A Longitudinal Study of Playground Surfaces to Evaluate Accessibility

Oct 14, 2013
  • Description

The playground is a place for play and learning for all children, including children with disabilities. When the playground presents physical barriers such as inaccessible surfaces and routes, play, learning, development and the self-actualized benefits of the leisure experience can be stunted or even eliminated for a child with a disability. There are more than 100 different commercial varieties of playgrounds surfaces on the market. Lack of reliable product performance data on the effectiveness of safe, accessible playground surfaces relative to cost for installation and ongoing maintenance prohibits public playground owners from making informed choices on the selection of surfaces most appropriate for their public setting.

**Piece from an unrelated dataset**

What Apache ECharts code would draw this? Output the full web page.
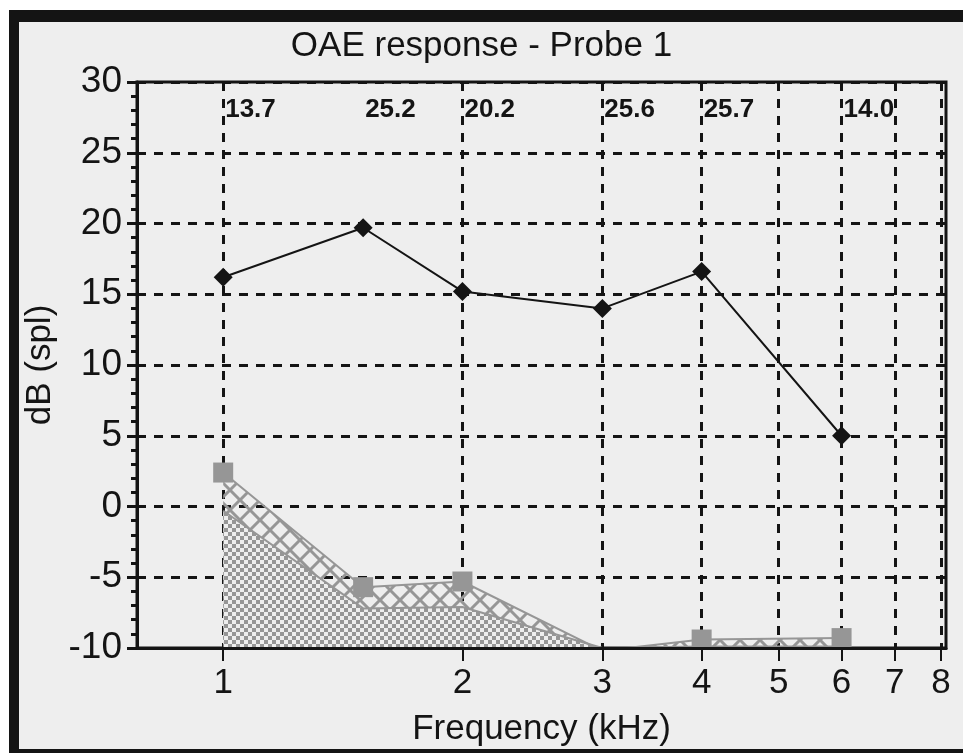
<!DOCTYPE html>
<html>
<head>
<meta charset="utf-8">
<script src="https://cdn.jsdelivr.net/npm/echarts@6/dist/echarts.min.js"></script>
<style>
html,body{margin:0;padding:0;background:#ffffff;}
#chart{width:963px;height:753px;}
</style>
</head>
<body>
<div id="chart"></div>
<script>
// ---- data ----
const freqs = [1, 1.5, 2, 3, 4, 6];               // kHz
const dpLevels = [16.2, 19.7, 15.2, 14.0, 16.6, 5.0];   // dB SPL (black diamonds)
const noiseUpper = [2.4, -5.7, -5.3, -10.2, -9.4, -9.3]; // grey squares
const noiseFloor = [-0.3, -7.2, -7.1, -10, -9.9, -9.9];  // checkered floor
const snrLabels = ['13.7', '25.2', '20.2', '25.6', '25.7', '14.0'];
const xTickValues = [1, 2, 3, 4, 5, 6, 7, 8];
const yMin = -10, yMax = 30, yStep = 5;

// ---- patterns ----
const GREY = '#969696';
const BG = '#eeeeee';
function checker() {
  const s = 4;
  const c = document.createElement('canvas');
  c.width = 2 * s; c.height = 2 * s;
  const g = c.getContext('2d');
  g.fillStyle = BG; g.fillRect(0, 0, 2 * s, 2 * s);
  g.fillStyle = GREY; g.fillRect(0, 0, s, s); g.fillRect(s, s, s, s);
  return c;
}
function hatch() {
  const n = 20;
  const c = document.createElement('canvas');
  c.width = n; c.height = n;
  const g = c.getContext('2d');
  g.strokeStyle = GREY; g.lineWidth = 3;
  g.beginPath();
  g.moveTo(-2, -2); g.lineTo(n + 2, n + 2);
  g.moveTo(n + 2, -2); g.lineTo(-2, n + 2);
  g.stroke();
  return c;
}

const chart = echarts.init(document.getElementById('chart'), null, {renderer: 'canvas'});
const pairs = arr => freqs.map((f, i) => [f, arr[i]]);
const BLACK = '#141414';
const font = 'Liberation Sans';

const option = {
  backgroundColor: BG,
  animation: false,
  title: {
    text: 'OAE response - Probe 1',
    left: 'center',
    top: 24,
    textStyle: {fontFamily: font, fontSize: 35, fontWeight: 'normal', color: BLACK}
  },
  grid: {
    left: 137, right: 17, top: 82, bottom: 105,
    show: true, borderColor: BLACK, borderWidth: 3, backgroundColor: 'transparent'
  },
  xAxis: [{
    type: 'log', logBase: 10, min: 0.779, max: 8.12,
    position: 'bottom', z: 0,
    axisLine: {show: false},
    axisTick: {show: false, customValues: xTickValues},
    axisLabel: {show: false, customValues: xTickValues},
    splitLine: {show: true, lineStyle: {color: BLACK, width: 3, type: [9, 8]}},
    minorTick: {show: false}, minorSplitLine: {show: false}
  }, {
    type: 'log', logBase: 10, min: 0.779, max: 8.12,
    position: 'bottom', z: 10,
    name: 'Frequency (kHz)', nameLocation: 'middle', nameGap: 64,
    nameTextStyle: {fontFamily: font, fontSize: 35, color: BLACK},
    axisLine: {show: true, lineStyle: {color: BLACK, width: 3}},
    axisTick: {show: true, length: 13, inside: false, customValues: xTickValues, lineStyle: {color: BLACK, width: 2}},
    axisLabel: {show: true, customValues: xTickValues, margin: 18, fontFamily: font, fontSize: 35, color: BLACK},
    splitLine: {show: false}
  }],
  yAxis: {
    type: 'value', min: yMin, max: yMax, interval: yStep,
    name: 'dB (spl)', nameLocation: 'middle', nameGap: 76, nameRotate: 90,
    nameTextStyle: {fontFamily: font, fontSize: 35, color: BLACK},
    axisLine: {show: true, lineStyle: {color: BLACK, width: 3}},
    axisTick: {show: true, length: 10, lineStyle: {color: BLACK, width: 3}},
    minorTick: {show: true, splitNumber: 5, length: 6, lineStyle: {color: BLACK, width: 3}},
    axisLabel: {margin: 15, fontFamily: font, fontSize: 37, color: BLACK},
    splitLine: {show: true, lineStyle: {color: BLACK, width: 3, type: [9, 8]}}
  },
  graphic: [
    {type: 'rect', silent: true, z: 100, shape: {x: 0, y: 0, width: 963, height: 10}, style: {fill: '#ffffff'}},
    {type: 'rect', silent: true, z: 100, shape: {x: 0, y: 0, width: 9, height: 753}, style: {fill: '#ffffff'}},
    {type: 'rect', silent: true, z: 100, shape: {x: 9, y: 10, width: 954, height: 12}, style: {fill: BLACK}},
    {type: 'rect', silent: true, z: 100, shape: {x: 9, y: 10, width: 10, height: 743}, style: {fill: BLACK}},
    {type: 'rect', silent: true, z: 100, shape: {x: 9, y: 749, width: 954, height: 4}, style: {fill: BLACK}}
  ],
  series: [
    {
      name: 'noise band', type: 'line', xAxisIndex: 0, z: 2,
      data: pairs(noiseUpper), showSymbol: false, symbol: 'none',
      lineStyle: {width: 0, opacity: 0},
      areaStyle: {origin: 'start', color: {image: hatch(), repeat: 'repeat'}, opacity: 1}
    },
    {
      name: 'noise floor', type: 'line', xAxisIndex: 0, z: 3,
      data: pairs(noiseFloor), showSymbol: false, symbol: 'none',
      lineStyle: {width: 2, color: GREY},
      areaStyle: {origin: 'start', color: {image: checker(), repeat: 'repeat'}, opacity: 1}
    },
    {
      name: 'noise +2sd', type: 'line', xAxisIndex: 0, z: 4,
      data: pairs(noiseUpper), symbol: 'rect', symbolSize: 20,
      itemStyle: {color: GREY}, lineStyle: {width: 2, color: GREY}
    },
    {
      name: 'DP level', type: 'line', xAxisIndex: 0, z: 5,
      data: pairs(dpLevels), symbol: 'diamond', symbolSize: 19,
      itemStyle: {color: BLACK}, lineStyle: {width: 2, color: BLACK}
    },
    {
      name: 'SNR', type: 'scatter', xAxisIndex: 0, z: 6,
      data: freqs.map((f, i) => [f, 28]), symbolSize: 0,
      itemStyle: {opacity: 1},
      label: {
        show: true, position: 'right', distance: 2,
        formatter: p => snrLabels[p.dataIndex],
        fontFamily: "'Liberation Sans Narrow', 'Liberation Sans', sans-serif",
        fontWeight: 'bold', fontSize: 26, color: BLACK, opacity: 1
      }
    }
  ]
};
chart.setOption(option);
</script>
</body>
</html>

The purpose of this study was to evaluate a variety of playground surfaces, their ability to meet accessibility requirements upon initial installation and maintenance over a five-year period. The research questions include: how well do various playground surfaces meeting the accessibility requirements upon installation? What are the costs for the various playground surfaces? What accessibility issues arise out of initial installation? What maintenance issues arise? Results from this study indicate there is no perfect playground surface. Even within 12 months of installation, each type of surface has had some sort of issue or series of issues that may affect the product's performance and contribute to the necessity and frequency of surface maintenance to assure accessibility and safety for use by children on a daily basis.